「ヨセフの兄弟たちは、自分たちの父が死んだのを見たとき、「ヨセフはわれわれを恨んで、われわれが犯したすべての悪に対して、仕返しをするかも知れない」と言った。」創世記 50章15節 (2017新改訳)

「愛には恐れがありません」と、新約聖書、ヨハネの手紙の第1は、4章18節で語ります。
ここでヨセフの兄たちは、カナンの地で彼らがヨセフを嫉み憎んで、殺そうとした上で奴隷に売り飛ばしたことを、思い起こしています。
現在は、兄たちもエジプトの地に寄留をして、ヨセフの保護の元にありますが、父ヤコブが死んでしまった今、ヨセフが兄たちに復讐をしても、誰も止めることはできません。
悲しむ人も少ないと、考えたのでしょう。
罪が悪意の行動を生み、ヨセフを売り飛ばしました。
その罪が、いつまでも兄たち自身を苦しめているのです。

ヨセフは赦しています。
それは再会した日に、そのように語っています。
ヨセフは主の愛の内に生きていますから、赦すことも恐れません。

しかし赦されたはずの兄たちは、まだ、完全に主の愛の中に休むことができていないのです。
ですから恐れます。
ヨセフが復讐するかも知れないとは、自分たちの考え方なのです。

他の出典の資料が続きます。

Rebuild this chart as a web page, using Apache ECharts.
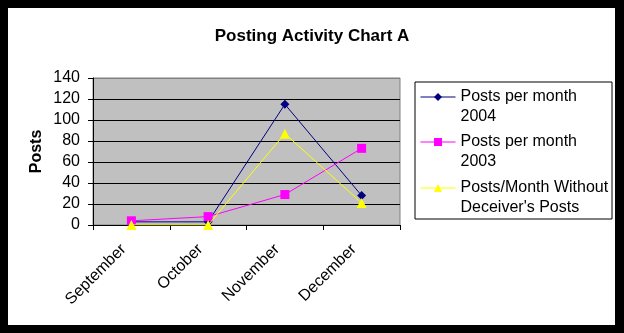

主はそのようにはされません。
ですからヨセフもしません。

しかし恐れる者を、繰り返して赦し、愛を語ることもまた、主の愛を知っている先に信じた者、罪が赦された者の務めです。

罪を犯せば、隣人を傷つけるだけでなく、自分をも苦しめて傷つけるのです。
しかし赦すことは、自分の心と行動も平安にします。